Latest Review – King Lear [UK Tour] [Opera House, Manchester]

KING LEAR

Opera House, Manchester

Until Saturday 4th June, 2016

Over the last decade alone we have seen numerous stars of stage and screen take on what is undeniably one of Shakespeare’s most challenging and harrowing roles, from the likes of Sir Ian McKellen (RSC), Simon Russell Beale (NT), Frank Langella (Chichester), Jonathan Price (Almeida) and Sir Derek Jacobi (a superlative Lear for the Donmar Warehouse). Now, in this 400th anniversary year (marking the death of Shakespeare) comes the turn of one of British theatre’s most experienced, esteemed and consistent thespians, Michael Pennington.
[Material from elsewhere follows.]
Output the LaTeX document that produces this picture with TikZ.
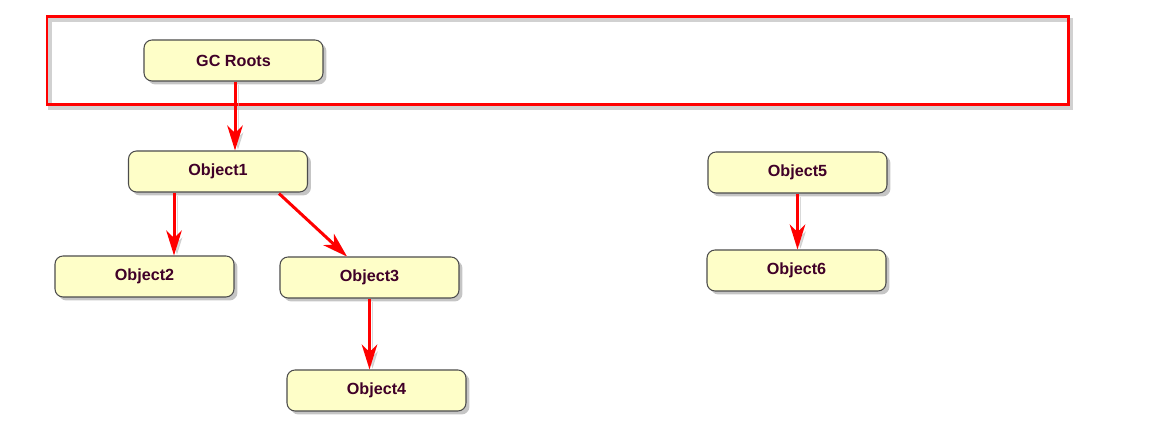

When the tired and ageing Lear decides to divide his kingdom between his three daughters – offering the largest share to the one who loves him the most – he unwittingly tears his family apart, sparking catastrophic civil war and destroying all that he has. Driven from his home, King Lear is wracked by madness as he battles a great storm. Yet with madness he finds reason, after betrayal he discovers loyalty and through his suffering a better world emerges.

Effectively staged against designer Adrian Linford’s bleak, grey-stone set, Max Webster’s new interpretation of the great tragedy makes excellent use of atmospheric lighting and sound (courtesy of Natasha shivers and Matthew Bugg, respectively) to enhance the play’s central themes of justice, betrayal and madness. One things that does become apparent is that Webster does seem to like his gimmicks and visual devices, which is fine, but whilst having Regan carry around a baby throughout the production does highlight her callousness and lack of maternal instinct, it doesn’t really add to the overall piece and becomes rather unnecessary. The storm sequence though is particularly well executed and proves a real highlight of the production, going a long way towards highlighting the cleverly hidden symbolism within and contrasting the on stage torrent with both the domestic turbulence in Lear’s life and his increasing confusion and turmoil in his own mind.
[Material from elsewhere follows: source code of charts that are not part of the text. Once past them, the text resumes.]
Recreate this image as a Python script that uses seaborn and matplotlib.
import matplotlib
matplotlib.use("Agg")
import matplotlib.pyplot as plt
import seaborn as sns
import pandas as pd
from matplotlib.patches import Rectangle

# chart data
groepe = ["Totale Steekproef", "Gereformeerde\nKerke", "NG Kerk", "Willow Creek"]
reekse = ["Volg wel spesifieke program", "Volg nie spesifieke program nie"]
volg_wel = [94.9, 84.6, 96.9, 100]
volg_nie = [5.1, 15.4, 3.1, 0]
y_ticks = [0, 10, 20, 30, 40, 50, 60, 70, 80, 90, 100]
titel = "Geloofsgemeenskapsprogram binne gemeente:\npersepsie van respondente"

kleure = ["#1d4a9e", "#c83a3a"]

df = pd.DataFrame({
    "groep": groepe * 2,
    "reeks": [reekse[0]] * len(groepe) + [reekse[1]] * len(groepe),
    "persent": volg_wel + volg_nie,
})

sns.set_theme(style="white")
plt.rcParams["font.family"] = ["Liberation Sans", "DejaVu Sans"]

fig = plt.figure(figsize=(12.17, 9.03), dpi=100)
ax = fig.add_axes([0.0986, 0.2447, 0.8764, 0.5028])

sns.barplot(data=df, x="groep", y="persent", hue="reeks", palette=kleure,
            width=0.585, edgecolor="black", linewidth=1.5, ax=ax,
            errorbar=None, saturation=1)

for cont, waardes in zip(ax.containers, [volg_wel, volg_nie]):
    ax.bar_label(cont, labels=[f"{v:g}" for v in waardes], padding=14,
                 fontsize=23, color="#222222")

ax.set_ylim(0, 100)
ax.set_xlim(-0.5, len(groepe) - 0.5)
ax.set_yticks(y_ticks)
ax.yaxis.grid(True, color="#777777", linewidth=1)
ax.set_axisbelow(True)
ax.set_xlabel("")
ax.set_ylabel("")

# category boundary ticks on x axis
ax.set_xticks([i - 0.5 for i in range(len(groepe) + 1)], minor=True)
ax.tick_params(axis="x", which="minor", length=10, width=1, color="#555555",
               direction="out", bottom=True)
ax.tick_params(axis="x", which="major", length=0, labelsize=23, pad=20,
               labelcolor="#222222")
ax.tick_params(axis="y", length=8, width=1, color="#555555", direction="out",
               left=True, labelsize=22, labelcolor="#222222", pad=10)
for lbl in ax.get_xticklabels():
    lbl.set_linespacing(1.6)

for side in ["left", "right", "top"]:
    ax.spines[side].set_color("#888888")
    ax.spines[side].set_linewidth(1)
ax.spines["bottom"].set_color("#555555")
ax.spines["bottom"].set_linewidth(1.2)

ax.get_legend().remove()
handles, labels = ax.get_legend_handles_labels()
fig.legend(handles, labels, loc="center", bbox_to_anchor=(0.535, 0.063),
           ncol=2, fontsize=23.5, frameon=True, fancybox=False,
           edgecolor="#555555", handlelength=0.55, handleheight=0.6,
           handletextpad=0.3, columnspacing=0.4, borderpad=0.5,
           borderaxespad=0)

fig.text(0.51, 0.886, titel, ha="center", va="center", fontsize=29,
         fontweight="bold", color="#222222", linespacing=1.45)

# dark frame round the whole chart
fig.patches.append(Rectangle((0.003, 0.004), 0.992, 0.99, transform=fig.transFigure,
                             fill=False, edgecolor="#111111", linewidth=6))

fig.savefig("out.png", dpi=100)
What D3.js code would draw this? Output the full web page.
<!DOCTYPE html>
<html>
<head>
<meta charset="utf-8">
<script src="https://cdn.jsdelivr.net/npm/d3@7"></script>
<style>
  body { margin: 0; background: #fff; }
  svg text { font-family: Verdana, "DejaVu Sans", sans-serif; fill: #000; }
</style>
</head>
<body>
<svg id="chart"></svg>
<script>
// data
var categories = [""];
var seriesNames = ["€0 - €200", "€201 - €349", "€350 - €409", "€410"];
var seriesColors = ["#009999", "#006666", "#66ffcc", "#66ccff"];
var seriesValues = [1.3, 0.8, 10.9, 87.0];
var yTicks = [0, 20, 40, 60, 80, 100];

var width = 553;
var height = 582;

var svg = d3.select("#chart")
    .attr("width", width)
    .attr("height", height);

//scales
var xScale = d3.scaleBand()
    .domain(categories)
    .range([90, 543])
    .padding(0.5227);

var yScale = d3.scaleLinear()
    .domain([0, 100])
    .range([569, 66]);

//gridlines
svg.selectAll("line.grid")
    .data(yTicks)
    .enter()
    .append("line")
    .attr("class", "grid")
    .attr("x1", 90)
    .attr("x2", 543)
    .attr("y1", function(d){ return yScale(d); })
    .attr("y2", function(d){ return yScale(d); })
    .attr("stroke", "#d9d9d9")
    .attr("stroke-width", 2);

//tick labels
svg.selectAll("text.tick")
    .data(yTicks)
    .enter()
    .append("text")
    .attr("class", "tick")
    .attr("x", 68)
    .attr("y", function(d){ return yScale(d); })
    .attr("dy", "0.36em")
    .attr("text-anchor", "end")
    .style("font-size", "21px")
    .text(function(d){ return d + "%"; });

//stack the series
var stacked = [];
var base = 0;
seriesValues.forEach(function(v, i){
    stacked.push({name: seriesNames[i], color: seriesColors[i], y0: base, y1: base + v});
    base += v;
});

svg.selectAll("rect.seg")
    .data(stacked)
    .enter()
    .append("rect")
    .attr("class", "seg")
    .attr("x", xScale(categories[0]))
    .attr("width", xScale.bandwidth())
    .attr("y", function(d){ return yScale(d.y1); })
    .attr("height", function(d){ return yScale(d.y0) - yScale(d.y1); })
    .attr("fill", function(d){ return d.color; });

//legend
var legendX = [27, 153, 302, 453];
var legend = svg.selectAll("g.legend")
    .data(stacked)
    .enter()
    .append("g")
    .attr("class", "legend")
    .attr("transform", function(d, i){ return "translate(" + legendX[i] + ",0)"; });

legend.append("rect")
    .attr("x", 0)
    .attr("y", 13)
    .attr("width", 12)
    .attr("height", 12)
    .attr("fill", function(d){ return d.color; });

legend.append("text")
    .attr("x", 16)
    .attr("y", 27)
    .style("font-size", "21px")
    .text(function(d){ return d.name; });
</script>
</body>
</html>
Pennington’s Lear is, as expected, a real standout in an often slightly muddled production. The experience of a five-decade-plus career is clear to see and his perfectly pitched, intelligent and beautifully delivered perfomance – from the gentle, nuanced scene with the blinded Gloucester to the raging power of the metaphorical storm – is a real treat.

In terms of the supporting cast, a few of the actors do appear a little stiff, with some struggling to project and unfortunately losing key dialogue in the process, however there are a number of excellent performances here, notably Joshua Elliott’s devoted, childlike Fool, Tom McGovern’s loyal Kent and Pip Donaghy’s moving Gloucester.
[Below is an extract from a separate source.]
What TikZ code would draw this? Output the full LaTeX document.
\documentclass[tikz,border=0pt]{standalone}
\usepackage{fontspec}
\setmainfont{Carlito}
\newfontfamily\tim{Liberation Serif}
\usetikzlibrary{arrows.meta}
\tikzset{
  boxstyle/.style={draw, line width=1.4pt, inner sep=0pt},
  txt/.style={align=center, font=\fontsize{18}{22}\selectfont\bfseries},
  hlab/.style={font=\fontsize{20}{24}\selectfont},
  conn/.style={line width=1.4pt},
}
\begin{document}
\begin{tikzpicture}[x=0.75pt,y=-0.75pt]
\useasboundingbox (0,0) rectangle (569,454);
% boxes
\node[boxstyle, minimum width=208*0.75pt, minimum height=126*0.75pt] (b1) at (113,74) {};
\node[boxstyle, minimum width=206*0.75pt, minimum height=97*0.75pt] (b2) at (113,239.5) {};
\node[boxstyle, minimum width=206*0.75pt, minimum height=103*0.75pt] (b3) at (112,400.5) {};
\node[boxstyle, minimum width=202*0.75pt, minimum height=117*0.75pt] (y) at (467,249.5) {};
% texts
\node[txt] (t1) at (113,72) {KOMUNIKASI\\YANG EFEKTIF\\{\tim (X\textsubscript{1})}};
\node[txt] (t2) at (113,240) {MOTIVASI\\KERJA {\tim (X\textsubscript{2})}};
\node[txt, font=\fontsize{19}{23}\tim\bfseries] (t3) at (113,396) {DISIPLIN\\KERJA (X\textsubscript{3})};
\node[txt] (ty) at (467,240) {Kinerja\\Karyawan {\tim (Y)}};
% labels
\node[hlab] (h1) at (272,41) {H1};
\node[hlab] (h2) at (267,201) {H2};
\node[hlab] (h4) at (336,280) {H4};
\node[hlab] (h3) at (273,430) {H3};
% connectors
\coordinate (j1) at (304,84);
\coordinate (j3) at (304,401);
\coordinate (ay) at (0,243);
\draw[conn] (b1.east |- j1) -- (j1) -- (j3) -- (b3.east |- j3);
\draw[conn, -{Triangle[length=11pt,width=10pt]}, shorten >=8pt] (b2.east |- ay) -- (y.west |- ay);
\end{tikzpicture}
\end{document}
Due to the size of the relatively small ensemble cast (of just 14), double (and often) multiple casting is of course necessary, however it does all become a little confusing on certain occasions, particularly when key actors appear in lesser roles though still dressed very similarly to their principal characters.

Though dressed in modern military attire and set in a relatively vague 20th Century Britain, this may well be labelled as a modern new interpretation of the piece, but it is actually very traditional in its overall execution. This King Lear may unfortunately be a little uneven in patches, but Pennington’s Lear is the real heart and soul of the piece, and his expert performance is well worth the ticket price alone.

Running Time: 3 hours and 10-minutes (approx.), including one 20-minute interval.

Final Performance at the Opera House, Manchester: Saturday 4th June, 2016.